— START OF Given material —

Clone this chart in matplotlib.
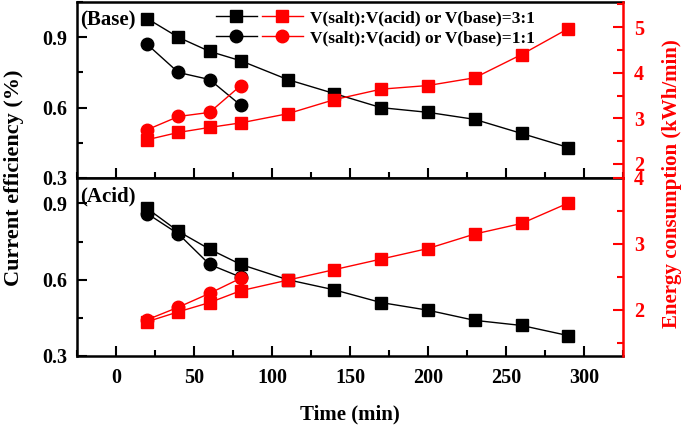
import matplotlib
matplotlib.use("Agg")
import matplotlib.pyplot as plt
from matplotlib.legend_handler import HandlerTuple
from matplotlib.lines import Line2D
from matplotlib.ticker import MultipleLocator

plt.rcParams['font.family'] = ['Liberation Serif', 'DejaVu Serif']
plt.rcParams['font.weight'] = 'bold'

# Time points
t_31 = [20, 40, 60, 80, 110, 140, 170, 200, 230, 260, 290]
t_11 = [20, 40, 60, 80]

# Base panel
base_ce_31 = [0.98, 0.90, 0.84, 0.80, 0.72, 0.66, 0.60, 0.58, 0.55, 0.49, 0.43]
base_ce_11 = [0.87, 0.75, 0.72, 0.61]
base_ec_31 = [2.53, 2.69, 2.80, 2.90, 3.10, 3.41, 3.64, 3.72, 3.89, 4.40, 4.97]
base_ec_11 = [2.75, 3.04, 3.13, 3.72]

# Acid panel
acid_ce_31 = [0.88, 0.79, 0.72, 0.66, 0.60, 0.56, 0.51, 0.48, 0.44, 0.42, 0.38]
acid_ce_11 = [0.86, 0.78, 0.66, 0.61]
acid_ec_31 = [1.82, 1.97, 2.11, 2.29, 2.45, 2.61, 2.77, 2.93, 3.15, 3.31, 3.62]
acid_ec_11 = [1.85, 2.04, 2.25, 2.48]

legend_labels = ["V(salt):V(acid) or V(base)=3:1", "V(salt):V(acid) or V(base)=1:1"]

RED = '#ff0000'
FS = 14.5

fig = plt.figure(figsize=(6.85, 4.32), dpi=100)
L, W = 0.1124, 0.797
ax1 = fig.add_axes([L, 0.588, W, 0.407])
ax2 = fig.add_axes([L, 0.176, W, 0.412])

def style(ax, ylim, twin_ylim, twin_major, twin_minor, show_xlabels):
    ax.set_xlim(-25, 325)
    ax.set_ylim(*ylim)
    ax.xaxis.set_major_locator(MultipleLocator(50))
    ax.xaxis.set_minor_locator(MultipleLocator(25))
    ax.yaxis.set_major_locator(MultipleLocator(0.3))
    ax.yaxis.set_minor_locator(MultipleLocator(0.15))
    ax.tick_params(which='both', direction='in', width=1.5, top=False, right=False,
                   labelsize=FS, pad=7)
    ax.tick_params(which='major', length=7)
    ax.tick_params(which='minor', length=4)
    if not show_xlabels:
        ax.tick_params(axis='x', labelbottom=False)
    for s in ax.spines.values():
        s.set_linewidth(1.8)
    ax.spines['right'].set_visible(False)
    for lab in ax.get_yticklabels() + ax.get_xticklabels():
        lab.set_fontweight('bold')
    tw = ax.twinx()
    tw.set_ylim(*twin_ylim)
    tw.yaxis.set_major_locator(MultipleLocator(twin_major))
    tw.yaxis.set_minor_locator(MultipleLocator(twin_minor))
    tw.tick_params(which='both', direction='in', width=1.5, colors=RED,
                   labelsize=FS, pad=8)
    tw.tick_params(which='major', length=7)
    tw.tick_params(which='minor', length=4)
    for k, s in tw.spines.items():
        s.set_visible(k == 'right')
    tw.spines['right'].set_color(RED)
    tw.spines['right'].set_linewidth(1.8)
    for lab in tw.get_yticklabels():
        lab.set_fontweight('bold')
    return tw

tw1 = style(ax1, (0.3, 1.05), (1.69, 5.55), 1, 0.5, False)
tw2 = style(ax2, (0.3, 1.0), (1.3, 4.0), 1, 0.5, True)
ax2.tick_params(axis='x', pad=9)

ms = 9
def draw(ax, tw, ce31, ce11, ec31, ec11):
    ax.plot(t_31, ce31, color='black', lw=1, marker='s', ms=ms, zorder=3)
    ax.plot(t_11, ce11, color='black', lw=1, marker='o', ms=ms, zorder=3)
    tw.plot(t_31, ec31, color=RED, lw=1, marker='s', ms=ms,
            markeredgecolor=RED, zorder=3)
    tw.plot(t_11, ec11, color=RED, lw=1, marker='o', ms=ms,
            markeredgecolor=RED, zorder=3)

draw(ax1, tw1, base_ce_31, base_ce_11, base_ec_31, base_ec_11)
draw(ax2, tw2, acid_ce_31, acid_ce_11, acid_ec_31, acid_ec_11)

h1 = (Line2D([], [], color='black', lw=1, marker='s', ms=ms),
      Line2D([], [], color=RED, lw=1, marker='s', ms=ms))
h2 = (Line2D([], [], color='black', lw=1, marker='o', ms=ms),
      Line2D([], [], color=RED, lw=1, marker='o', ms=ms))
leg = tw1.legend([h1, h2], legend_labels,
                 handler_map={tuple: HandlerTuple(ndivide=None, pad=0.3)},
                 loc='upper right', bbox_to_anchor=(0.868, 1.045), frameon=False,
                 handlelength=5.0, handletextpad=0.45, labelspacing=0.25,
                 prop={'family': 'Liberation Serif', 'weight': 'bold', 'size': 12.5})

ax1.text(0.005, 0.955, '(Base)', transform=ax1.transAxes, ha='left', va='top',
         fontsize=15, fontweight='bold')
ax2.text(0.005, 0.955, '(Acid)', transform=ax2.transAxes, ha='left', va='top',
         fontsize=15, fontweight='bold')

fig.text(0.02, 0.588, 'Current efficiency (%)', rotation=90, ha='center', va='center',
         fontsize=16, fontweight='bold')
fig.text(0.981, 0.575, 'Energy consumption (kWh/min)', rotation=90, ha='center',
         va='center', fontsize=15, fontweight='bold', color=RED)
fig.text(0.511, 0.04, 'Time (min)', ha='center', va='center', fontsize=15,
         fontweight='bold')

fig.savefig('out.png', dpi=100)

— END OF Given material —

*Exercise prompt*: Go through the listing above and write it out again exactly, dropping the pictures.

*Output of the exercise*:
Clone this chart in matplotlib.
import matplotlib
matplotlib.use("Agg")
import matplotlib.pyplot as plt
from matplotlib.legend_handler import HandlerTuple
from matplotlib.lines import Line2D
from matplotlib.ticker import MultipleLocator

plt.rcParams['font.family'] = ['Liberation Serif', 'DejaVu Serif']
plt.rcParams['font.weight'] = 'bold'

# Time points
t_31 = [20, 40, 60, 80, 110, 140, 170, 200, 230, 260, 290]
t_11 = [20, 40, 60, 80]

# Base panel
base_ce_31 = [0.98, 0.90, 0.84, 0.80, 0.72, 0.66, 0.60, 0.58, 0.55, 0.49, 0.43]
base_ce_11 = [0.87, 0.75, 0.72, 0.61]
base_ec_31 = [2.53, 2.69, 2.80, 2.90, 3.10, 3.41, 3.64, 3.72, 3.89, 4.40, 4.97]
base_ec_11 = [2.75, 3.04, 3.13, 3.72]

# Acid panel
acid_ce_31 = [0.88, 0.79, 0.72, 0.66, 0.60, 0.56, 0.51, 0.48, 0.44, 0.42, 0.38]
acid_ce_11 = [0.86, 0.78, 0.66, 0.61]
acid_ec_31 = [1.82, 1.97, 2.11, 2.29, 2.45, 2.61, 2.77, 2.93, 3.15, 3.31, 3.62]
acid_ec_11 = [1.85, 2.04, 2.25, 2.48]

legend_labels = ["V(salt):V(acid) or V(base)=3:1", "V(salt):V(acid) or V(base)=1:1"]

RED = '#ff0000'
FS = 14.5

fig = plt.figure(figsize=(6.85, 4.32), dpi=100)
L, W = 0.1124, 0.797
ax1 = fig.add_axes([L, 0.588, W, 0.407])
ax2 = fig.add_axes([L, 0.176, W, 0.412])

def style(ax, ylim, twin_ylim, twin_major, twin_minor, show_xlabels):
    ax.set_xlim(-25, 325)
    ax.set_ylim(*ylim)
    ax.xaxis.set_major_locator(MultipleLocator(50))
    ax.xaxis.set_minor_locator(MultipleLocator(25))
    ax.yaxis.set_major_locator(MultipleLocator(0.3))
    ax.yaxis.set_minor_locator(MultipleLocator(0.15))
    ax.tick_params(which='both', direction='in', width=1.5, top=False, right=False,
                   labelsize=FS, pad=7)
    ax.tick_params(which='major', length=7)
    ax.tick_params(which='minor', length=4)
    if not show_xlabels:
        ax.tick_params(axis='x', labelbottom=False)
    for s in ax.spines.values():
        s.set_linewidth(1.8)
    ax.spines['right'].set_visible(False)
    for lab in ax.get_yticklabels() + ax.get_xticklabels():
        lab.set_fontweight('bold')
    tw = ax.twinx()
    tw.set_ylim(*twin_ylim)
    tw.yaxis.set_major_locator(MultipleLocator(twin_major))
    tw.yaxis.set_minor_locator(MultipleLocator(twin_minor))
    tw.tick_params(which='both', direction='in', width=1.5, colors=RED,
                   labelsize=FS, pad=8)
    tw.tick_params(which='major', length=7)
    tw.tick_params(which='minor', length=4)
    for k, s in tw.spines.items():
        s.set_visible(k == 'right')
    tw.spines['right'].set_color(RED)
    tw.spines['right'].set_linewidth(1.8)
    for lab in tw.get_yticklabels():
        lab.set_fontweight('bold')
    return tw

tw1 = style(ax1, (0.3, 1.05), (1.69, 5.55), 1, 0.5, False)
tw2 = style(ax2, (0.3, 1.0), (1.3, 4.0), 1, 0.5, True)
ax2.tick_params(axis='x', pad=9)

ms = 9
def draw(ax, tw, ce31, ce11, ec31, ec11):
    ax.plot(t_31, ce31, color='black', lw=1, marker='s', ms=ms, zorder=3)
    ax.plot(t_11, ce11, color='black', lw=1, marker='o', ms=ms, zorder=3)
    tw.plot(t_31, ec31, color=RED, lw=1, marker='s', ms=ms,
            markeredgecolor=RED, zorder=3)
    tw.plot(t_11, ec11, color=RED, lw=1, marker='o', ms=ms,
            markeredgecolor=RED, zorder=3)

draw(ax1, tw1, base_ce_31, base_ce_11, base_ec_31, base_ec_11)
draw(ax2, tw2, acid_ce_31, acid_ce_11, acid_ec_31, acid_ec_11)

h1 = (Line2D([], [], color='black', lw=1, marker='s', ms=ms),
      Line2D([], [], color=RED, lw=1, marker='s', ms=ms))
h2 = (Line2D([], [], color='black', lw=1, marker='o', ms=ms),
      Line2D([], [], color=RED, lw=1, marker='o', ms=ms))
leg = tw1.legend([h1, h2], legend_labels,
                 handler_map={tuple: HandlerTuple(ndivide=None, pad=0.3)},
                 loc='upper right', bbox_to_anchor=(0.868, 1.045), frameon=False,
                 handlelength=5.0, handletextpad=0.45, labelspacing=0.25,
                 prop={'family': 'Liberation Serif', 'weight': 'bold', 'size': 12.5})

ax1.text(0.005, 0.955, '(Base)', transform=ax1.transAxes, ha='left', va='top',
         fontsize=15, fontweight='bold')
ax2.text(0.005, 0.955, '(Acid)', transform=ax2.transAxes, ha='left', va='top',
         fontsize=15, fontweight='bold')

fig.text(0.02, 0.588, 'Current efficiency (%)', rotation=90, ha='center', va='center',
         fontsize=16, fontweight='bold')
fig.text(0.981, 0.575, 'Energy consumption (kWh/min)', rotation=90, ha='center',
         va='center', fontsize=15, fontweight='bold', color=RED)
fig.text(0.511, 0.04, 'Time (min)', ha='center', va='center', fontsize=15,
         fontweight='bold')

fig.savefig('out.png', dpi=100)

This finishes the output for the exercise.